The Books: “Lady Oracle” (Margaret Atwood)

Daily Book Excerpt: Adult fiction:

0385491085.01.LZZZZZZZ.jpgHere is an excerpt from Lady Oracle – by Margaret Atwood.

This is her third novel – and in my opinion this is when Atwood really starts to become herself. She has written about the breakthru that was this book … she said (and I’m paraphrasing) that her first 2 books had been very clear and linear – with that pared-down language she is so good at. But she decided to make this book one long tangent … and the writing reflects that. The narrator (I love this character) is a romance-writer – she’s obese – she is funny – and even from the first paragraph, you can feel how easily distracted she gets. She’s all over the place. There are parts of this book that are laugh out loud funny – and that’s another breakthru. There isn’t a funny moment in Edible Woman or Surfacing – so Atwood here is letting the three-dimensionality of her artistry come out. Like the narrator in Lady Oracle eventually gets involved with a bunch of Toronto anarchists – they all live in the same apartment – they’re trying to build bombs – and they wear black turtlenecks, and are all earnest and humorless — and Atwood’s descriptions of these people are freakin’ HILARIOUS. I love it when she gets into social commentary – it really takes off in Cat’s Eye – but Lady Oracle is the start of that. Or … when she really starts to cement her position as a great writer. Her observations, the details …

It’s been years since I read this book so I can’t remember all of the intricacies – but I know that the narrator eventually ends up faking her own death. The book starts at the end of the story … and then she backtracks. She’s a lonely woman, a fat woman, writing bodice-rippers – and not dealing with her misery.

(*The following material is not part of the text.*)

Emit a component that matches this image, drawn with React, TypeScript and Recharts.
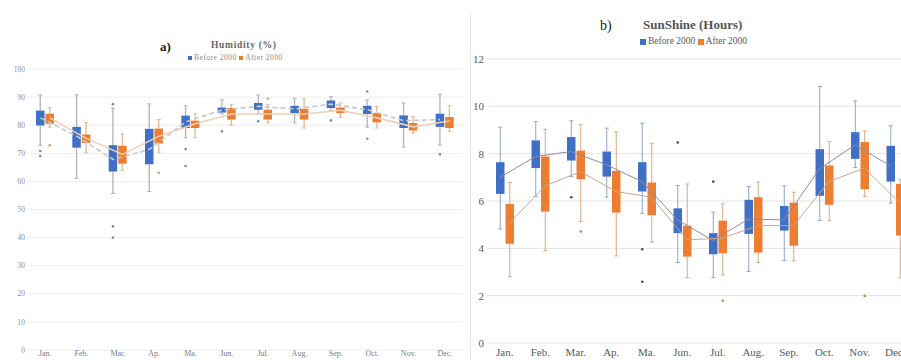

She has unhappy marriages … and eventually, in a huge break with her own writing style – she writes this intensely feminist book called Lady Oracle – she writes it under an assumed name – because she’s already successful writing bodice-rippers … and nobody wants to read a bodice-ripper by an angry feminist. Atwood’s book ends up being about identity, and the fracturing thereof. Can people be two things at one time?? Of course they can, but society often treats such people as freaks, or as somehow suspicious. Labels abound, classification is required … and so to escape all of that – (and there’s more to it, I just can’t remember) – the narrator of this novel fakes her own death and moves to a small Greek island, to completely reinvent herself.

I love this book – or I remember loving it. I should read it again.

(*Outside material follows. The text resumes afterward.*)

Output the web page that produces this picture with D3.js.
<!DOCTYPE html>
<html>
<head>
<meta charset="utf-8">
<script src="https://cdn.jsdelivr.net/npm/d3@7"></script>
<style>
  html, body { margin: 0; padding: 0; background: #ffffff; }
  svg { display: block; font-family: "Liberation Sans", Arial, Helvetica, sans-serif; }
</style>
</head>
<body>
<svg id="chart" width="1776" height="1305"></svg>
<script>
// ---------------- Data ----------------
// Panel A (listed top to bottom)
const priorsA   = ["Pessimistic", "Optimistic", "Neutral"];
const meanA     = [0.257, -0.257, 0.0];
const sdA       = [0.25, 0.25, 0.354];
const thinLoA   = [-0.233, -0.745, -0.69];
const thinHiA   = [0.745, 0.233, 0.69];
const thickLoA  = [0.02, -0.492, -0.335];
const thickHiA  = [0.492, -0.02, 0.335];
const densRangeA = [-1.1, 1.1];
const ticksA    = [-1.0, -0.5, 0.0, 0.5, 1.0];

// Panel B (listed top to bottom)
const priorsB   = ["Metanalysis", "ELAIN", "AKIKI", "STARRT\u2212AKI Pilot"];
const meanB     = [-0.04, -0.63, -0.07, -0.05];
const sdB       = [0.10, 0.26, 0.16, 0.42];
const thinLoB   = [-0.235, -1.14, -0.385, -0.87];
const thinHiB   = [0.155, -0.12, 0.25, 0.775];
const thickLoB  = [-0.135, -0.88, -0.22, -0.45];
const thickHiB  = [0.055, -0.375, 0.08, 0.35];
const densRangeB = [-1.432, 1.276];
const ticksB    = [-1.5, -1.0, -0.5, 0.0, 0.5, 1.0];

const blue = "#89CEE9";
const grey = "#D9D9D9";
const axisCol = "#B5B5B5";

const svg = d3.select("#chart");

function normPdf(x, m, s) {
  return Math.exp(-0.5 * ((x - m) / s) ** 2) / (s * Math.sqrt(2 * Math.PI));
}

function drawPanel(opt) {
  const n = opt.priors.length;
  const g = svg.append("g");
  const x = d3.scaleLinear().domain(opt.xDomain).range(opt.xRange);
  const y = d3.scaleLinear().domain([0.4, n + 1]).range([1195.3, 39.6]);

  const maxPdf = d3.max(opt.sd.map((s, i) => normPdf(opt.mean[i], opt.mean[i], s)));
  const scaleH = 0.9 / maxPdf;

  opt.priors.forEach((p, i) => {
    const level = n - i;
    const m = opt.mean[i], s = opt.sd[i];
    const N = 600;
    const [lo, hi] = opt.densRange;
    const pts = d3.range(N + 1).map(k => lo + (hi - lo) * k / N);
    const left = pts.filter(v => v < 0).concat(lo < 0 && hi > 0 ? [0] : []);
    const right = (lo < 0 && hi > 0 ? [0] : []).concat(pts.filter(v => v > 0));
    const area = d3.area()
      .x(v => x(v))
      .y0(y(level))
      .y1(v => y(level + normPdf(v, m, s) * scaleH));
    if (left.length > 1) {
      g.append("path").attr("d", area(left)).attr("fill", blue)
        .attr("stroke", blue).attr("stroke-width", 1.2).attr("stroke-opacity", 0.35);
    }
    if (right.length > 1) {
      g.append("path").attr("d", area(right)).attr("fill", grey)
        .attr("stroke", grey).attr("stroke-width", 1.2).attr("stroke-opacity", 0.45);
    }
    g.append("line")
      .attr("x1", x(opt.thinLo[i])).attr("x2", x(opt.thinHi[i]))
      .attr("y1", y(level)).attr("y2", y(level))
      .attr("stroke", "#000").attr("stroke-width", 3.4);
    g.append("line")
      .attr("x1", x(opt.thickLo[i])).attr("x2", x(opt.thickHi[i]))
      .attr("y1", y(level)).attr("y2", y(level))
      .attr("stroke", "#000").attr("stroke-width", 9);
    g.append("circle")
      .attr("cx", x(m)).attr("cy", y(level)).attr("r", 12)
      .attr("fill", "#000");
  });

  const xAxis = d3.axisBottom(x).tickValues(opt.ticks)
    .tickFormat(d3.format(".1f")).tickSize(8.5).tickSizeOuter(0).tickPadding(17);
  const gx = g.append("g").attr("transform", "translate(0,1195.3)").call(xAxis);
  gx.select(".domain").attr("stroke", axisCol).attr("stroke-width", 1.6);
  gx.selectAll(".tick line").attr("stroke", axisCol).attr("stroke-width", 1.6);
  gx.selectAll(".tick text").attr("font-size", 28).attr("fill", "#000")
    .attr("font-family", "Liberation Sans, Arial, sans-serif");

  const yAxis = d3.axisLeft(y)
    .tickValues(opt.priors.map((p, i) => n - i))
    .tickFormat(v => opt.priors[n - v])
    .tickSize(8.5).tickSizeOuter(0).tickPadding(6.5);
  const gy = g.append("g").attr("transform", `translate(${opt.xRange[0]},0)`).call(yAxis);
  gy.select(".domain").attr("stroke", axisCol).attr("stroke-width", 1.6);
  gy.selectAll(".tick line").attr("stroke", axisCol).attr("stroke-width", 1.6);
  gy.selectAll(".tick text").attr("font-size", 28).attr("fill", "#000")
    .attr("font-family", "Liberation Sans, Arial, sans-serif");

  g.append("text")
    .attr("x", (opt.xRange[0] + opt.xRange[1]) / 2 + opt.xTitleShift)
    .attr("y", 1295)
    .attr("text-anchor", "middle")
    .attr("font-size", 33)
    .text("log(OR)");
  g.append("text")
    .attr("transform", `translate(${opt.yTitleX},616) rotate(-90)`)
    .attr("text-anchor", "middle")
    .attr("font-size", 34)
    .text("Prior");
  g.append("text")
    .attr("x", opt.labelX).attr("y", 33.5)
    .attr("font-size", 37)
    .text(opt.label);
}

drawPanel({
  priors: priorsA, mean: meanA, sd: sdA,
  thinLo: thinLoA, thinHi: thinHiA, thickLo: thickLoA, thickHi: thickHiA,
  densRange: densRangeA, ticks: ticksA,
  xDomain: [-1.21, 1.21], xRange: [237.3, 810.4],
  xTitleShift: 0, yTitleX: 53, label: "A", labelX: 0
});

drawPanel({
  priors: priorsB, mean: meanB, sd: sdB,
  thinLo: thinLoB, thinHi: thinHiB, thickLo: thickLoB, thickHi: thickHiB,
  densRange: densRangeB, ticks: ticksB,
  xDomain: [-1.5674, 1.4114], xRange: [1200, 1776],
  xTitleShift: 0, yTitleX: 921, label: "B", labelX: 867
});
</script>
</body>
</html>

Here is an excerpt where she describes her childhood experiences in the Brownies. Anyone who has read and loved Cat’s Eye will recognize the themes here … even some of the images … Atwood is putting her own interior landscape into words … These are things she will return to again and again … The meanness of girls, the sneakiness of girls, the isolation of girls … the pack mentality … the loneliness … and the long-lasting effects of childhood social experiences on all of us. This is Atwood’s milieu.


Excerpt from Lady Oracle – by Margaret Atwood.

I worshiped Brownies, even more than I had worshiped dancing classes. At Miss Flegg’s you were supposed to try to be better than everyone else, but at Brownies you were supposed to try to be the same, and I was beginning to find this idea quite attractive. So I liked wearing the same bagy uniform with its odd military beret and tie, learning the same ritual rhymes, handshakes and salutes, and chanting in unison with the others,

A Brownie gives in to the older folkd;
A Brownie does NOT give in to herself!

There was even some dancing involved. At the beginning of every session, when the slightly dilapidated papier-mache toadstool which was the group fetish had been set in place on its grassy-green felt mat, and the gray-haired woman in the blue Guide uniform had said, with a twinkle in her eye, “Hoot! Hoot!” the Brownies would hurtle from the four corners of the room, six at a time, and perform a whirling, frenzied dance, screeching out the words to their group songs as loud as they could. Mine was:

Here you see the laughing Gnomes,
Helping mothers in our homes.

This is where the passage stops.